Already many large leading private employers and public sector employers offer paid maternity leave, usually at full pay for periods of between 6 and 14 weeks, often conditional on return to work.
The introduction of this paid parental leave scheme complements the enhanced employment benefits for parents introduced in the National Employment Standards which will commence in January 2010.
Implications for employers
This new scheme may influence leading employers to reconsider their programs and offer enhanced benefits above the government scheme, for example to:
- offer paid parental leave for the primary carer (many only pay mothers maternity leave)

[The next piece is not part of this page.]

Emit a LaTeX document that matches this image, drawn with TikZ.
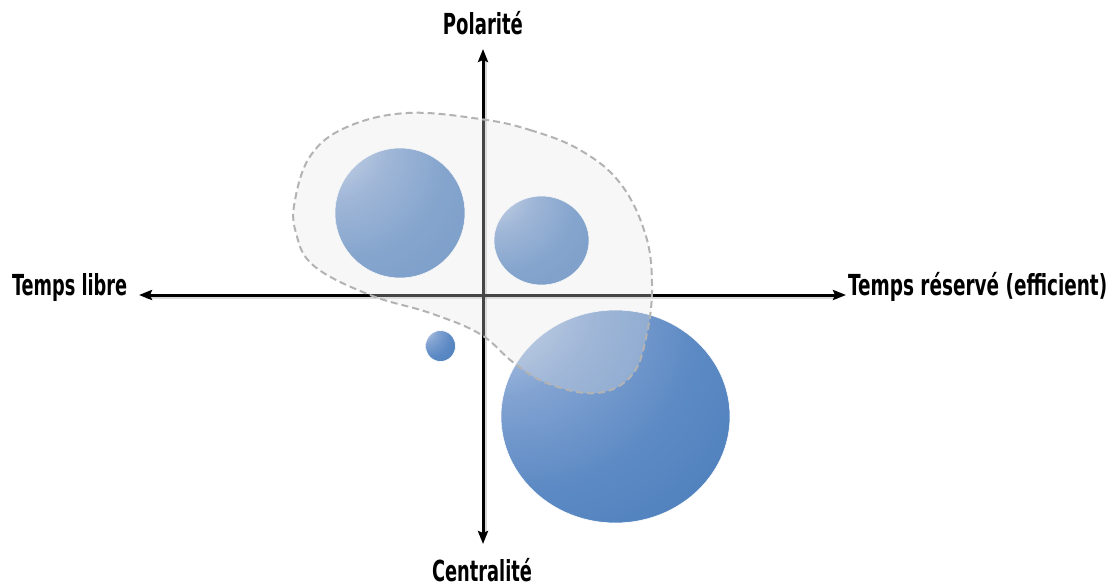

- increase the period of leave to 18 weeks (most range from 6–14 weeks)
- offer to make up the wage gap between minimum wage and a person’s actual wage (as done by many employers for workers compensation payments)
- offer to make superannuation contributions for the leave period (even though not mandated to do so)
- offer the same benefits for employees earning over $150,000
- implement these enhancements well before the January 2011 introduction date, or
- offer 1–3 weeks paid paternity leave (although this is also not mandated).
Reduction in the cap on employer superannuation contributions
The government last night also announced a reduction of the cap on employer contributions (which includes salary sacrificed contributions). From 1 July 2009 the cap will be $25,000 instead of $50,000 for employees under age 50.
For employees over 50, the transitional concessional superannuation contributions cap will be reduced from $100,000 to $50,000 per annum, with the cap fading out as originally proposed in the 2011–12 year.
The government also announced that the existing grandfathering arrangements concerning the application of the concessional caps to members with defined benefit interests will continue.
Implications for employers
- If an employer makes contributions for an employee above these caps, a tax rate of 46.5 per cent applies to the contributions instead of the usual 15 per cent.
- A substantial incentive exists for employees to take maximum advantage of the present concessional cap levels, prior to 1 July 2009.